C’est donc finalement, elle Aomame, la jeune fille solitaire qui se trouve laide et dont la poitrine est à plusieurs reprises décrite par Murukami comme peu généreuse, ce qui constitue même un complexe pour la jeune fille, qui concevra un enfant, qui ne laissera pas s’étioler son nom, qui ne mourra pas sans descendance. Elle était pourtant entourée de nombreuses autres femmes, au corps plus féminin et selon la représentation commune, plus maternelles, mais qui connaîtront des destins tragiques avant d’avoir pu s’assurer une descendance. Ici, on pense également à la mère de Tengo, dont il n’a gardé qu’un souvenir obsédant : celui d’un homme lui embrassant la poitrine alors qu’il se trouvait dans son berceau. Elle décédera alors que Tengo était en bas âge et ne pourra donc pas exercer sa fonction maternelle, sombrant dans le néant et ne laissant derrière elle qu’une photographie trouvée par son fils après la mort de son père et à laquelle il ne pourra donner aucun sens.

Le thème de la création pourrait aussi expliquer la présence de ces little people et de ces voies qui se taisent. La Chrysalide de l’Air a épuisé leur existence en couchant leur histoire par un écrit qui plus est populaire, ce qui est bien évidemment incompatible avec le fonctionnement d’une secte. La conclusion du roman laisse cependant penser qu’ils retrouveront prochainement leur force créatrice.

1Q84 serait aussi une mise en abyme de la propre oeuvre de Murukami. C’est lui en définitive celui qui tire les fils, mêmes les plus étonnants comme la grossesse d’Aomame, c’est lui le démiurge, c’est lui l’acteur omniscient. S’il décide de réunir Aomame et Tengo, il le peut. Chacun fait à son tour oeuvre de création, littéraire ou physique.

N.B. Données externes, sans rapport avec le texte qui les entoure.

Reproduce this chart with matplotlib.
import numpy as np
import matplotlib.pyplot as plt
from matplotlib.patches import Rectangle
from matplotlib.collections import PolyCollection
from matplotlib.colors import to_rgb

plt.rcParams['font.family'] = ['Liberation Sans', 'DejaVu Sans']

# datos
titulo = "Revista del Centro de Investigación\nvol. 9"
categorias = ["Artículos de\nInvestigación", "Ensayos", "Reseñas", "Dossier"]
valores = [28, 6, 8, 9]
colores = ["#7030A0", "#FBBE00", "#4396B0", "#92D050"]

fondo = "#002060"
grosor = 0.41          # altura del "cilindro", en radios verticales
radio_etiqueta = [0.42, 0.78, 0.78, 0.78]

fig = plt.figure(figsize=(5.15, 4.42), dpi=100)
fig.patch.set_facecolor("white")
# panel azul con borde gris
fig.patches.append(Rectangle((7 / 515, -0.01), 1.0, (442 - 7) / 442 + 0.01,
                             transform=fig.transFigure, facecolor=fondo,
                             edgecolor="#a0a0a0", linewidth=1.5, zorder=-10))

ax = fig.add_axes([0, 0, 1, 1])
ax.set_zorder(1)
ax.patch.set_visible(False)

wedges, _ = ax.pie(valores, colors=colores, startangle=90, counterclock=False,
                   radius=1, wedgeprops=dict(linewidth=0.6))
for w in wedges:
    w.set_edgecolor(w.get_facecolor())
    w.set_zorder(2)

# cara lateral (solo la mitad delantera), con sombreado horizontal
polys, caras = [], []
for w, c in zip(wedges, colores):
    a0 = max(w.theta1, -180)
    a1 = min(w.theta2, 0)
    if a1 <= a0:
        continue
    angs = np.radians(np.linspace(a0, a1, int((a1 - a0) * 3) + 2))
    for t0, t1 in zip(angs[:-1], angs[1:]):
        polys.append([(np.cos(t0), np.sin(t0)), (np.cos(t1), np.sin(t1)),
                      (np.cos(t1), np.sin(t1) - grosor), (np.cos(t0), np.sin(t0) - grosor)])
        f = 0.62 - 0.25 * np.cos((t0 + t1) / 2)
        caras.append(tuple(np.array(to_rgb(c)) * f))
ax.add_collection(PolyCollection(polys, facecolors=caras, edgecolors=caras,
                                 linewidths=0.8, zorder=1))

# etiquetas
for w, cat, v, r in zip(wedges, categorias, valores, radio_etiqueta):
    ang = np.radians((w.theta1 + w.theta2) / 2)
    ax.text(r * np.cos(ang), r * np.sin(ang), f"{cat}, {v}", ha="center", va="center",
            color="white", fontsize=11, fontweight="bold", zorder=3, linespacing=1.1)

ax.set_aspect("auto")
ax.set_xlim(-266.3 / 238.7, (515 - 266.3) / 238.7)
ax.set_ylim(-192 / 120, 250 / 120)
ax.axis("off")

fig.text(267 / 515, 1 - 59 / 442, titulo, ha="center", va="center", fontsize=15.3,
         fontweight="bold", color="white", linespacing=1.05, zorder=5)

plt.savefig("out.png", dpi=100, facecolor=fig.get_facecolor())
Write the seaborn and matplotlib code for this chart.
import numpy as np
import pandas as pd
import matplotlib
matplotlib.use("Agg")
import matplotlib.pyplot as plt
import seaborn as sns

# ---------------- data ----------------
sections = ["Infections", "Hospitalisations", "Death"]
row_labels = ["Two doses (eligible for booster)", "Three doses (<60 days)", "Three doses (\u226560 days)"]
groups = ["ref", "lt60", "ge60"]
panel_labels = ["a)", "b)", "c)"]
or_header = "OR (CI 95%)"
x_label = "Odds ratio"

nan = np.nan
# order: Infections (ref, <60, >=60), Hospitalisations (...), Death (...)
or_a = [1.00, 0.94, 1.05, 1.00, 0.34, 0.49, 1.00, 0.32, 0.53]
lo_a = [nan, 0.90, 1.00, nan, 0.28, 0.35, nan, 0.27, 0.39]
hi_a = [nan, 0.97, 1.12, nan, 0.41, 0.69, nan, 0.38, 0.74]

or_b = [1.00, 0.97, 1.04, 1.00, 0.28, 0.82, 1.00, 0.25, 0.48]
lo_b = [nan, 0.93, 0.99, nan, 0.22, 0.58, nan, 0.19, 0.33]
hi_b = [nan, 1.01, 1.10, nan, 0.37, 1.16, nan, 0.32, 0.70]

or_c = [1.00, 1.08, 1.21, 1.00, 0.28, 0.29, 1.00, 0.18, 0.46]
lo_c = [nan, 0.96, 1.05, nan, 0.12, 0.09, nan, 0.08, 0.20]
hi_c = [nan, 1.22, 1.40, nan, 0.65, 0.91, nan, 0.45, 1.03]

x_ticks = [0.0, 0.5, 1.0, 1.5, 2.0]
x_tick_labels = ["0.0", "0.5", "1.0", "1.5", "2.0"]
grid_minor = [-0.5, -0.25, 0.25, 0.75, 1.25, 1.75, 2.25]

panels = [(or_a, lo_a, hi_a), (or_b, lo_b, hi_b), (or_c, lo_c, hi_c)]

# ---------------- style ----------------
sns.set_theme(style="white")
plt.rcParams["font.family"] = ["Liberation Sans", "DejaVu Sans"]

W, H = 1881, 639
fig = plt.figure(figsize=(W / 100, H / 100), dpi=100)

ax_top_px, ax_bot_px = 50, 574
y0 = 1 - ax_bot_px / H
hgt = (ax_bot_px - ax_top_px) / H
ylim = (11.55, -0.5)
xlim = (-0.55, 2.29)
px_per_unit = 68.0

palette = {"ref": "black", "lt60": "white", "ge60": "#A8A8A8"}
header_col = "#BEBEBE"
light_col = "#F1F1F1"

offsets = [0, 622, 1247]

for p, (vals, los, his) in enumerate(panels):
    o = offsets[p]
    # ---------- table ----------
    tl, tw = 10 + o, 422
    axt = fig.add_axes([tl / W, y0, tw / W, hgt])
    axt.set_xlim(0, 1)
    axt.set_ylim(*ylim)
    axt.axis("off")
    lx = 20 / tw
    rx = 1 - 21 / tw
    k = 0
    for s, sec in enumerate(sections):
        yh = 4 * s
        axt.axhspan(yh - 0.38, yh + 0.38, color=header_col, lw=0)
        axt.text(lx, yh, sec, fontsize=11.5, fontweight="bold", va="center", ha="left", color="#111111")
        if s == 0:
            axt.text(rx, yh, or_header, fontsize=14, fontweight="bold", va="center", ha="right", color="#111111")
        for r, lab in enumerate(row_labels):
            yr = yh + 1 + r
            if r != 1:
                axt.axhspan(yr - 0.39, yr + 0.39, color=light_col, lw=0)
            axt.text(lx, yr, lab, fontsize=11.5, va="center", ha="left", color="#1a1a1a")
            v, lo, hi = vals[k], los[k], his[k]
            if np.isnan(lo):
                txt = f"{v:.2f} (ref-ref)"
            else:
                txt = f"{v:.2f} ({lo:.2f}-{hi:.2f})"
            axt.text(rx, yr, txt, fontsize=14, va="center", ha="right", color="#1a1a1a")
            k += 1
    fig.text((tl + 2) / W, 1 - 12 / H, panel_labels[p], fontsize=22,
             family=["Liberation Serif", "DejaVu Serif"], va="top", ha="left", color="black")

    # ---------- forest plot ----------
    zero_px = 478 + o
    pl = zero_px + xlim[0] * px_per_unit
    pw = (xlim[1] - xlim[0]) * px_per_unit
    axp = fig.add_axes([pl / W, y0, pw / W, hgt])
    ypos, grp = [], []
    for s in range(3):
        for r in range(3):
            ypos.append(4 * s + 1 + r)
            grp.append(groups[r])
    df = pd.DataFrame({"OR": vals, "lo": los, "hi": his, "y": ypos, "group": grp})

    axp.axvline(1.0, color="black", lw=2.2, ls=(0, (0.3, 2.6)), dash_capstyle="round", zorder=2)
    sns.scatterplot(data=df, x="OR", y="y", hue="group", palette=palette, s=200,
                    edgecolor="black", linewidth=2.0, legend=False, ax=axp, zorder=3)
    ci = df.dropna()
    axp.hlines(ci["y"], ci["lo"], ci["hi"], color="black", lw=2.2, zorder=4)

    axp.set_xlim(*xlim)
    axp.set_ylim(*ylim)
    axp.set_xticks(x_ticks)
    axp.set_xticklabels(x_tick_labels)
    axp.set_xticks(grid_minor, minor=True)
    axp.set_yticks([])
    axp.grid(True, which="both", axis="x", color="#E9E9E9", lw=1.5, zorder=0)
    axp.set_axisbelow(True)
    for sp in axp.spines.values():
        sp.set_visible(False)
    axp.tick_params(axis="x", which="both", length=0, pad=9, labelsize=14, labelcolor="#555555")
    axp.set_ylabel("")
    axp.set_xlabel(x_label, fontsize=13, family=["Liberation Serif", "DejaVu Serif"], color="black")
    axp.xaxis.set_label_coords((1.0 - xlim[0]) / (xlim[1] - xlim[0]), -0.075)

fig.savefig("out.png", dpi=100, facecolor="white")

Sur le plan du style, comme je l’indiquais plus haut, le roman contient quelques longueurs qui se font vite oublier tant l’intrigue générale est prenante. Il est aussi un peu déconcertant que Murukami fasse autant de références littéraires ou musicales à la culture occidentale. On passe ainsi de Tchekov, à Sony et Cher aux Rolling Stones, de Proust à de Leoš Janáček et à Louis Armstrong. Pourquoi tant de références occidentales ? J’aurai préféré être d’avantage plongée dans la culture japonaise, quitte à moins comprendre certains éléments. Le plus décevant, parce que cela m’a semblé particulièrement facile est la lecture d’Aomame de la Recherche du Temps Perdu pendant qu’elle est cloitrée dans un appartement après l’assassinat du leader des Précurseurs. La référence au roman proustien pour signifier un temps d’attente qui prendra son sens a posteriori me semble un peu grossier.

Les CD Audio présentent une écoute très agréable, chaque personnage principal bénéficie d’une introduction musicale personnalisée au début de chaque chapitre. Trois acteurs se partagent la lecture, ce qui donne du relief à une oeuvre qui à l ‘écoute pourrait être lassante. A noter enfin que le dernier volume se clot par une interview de la traductrice de l’oeuvre en français, ce qui est très intéressant, notamment quant aux difficultés de traduction qu’elle a rencontrées.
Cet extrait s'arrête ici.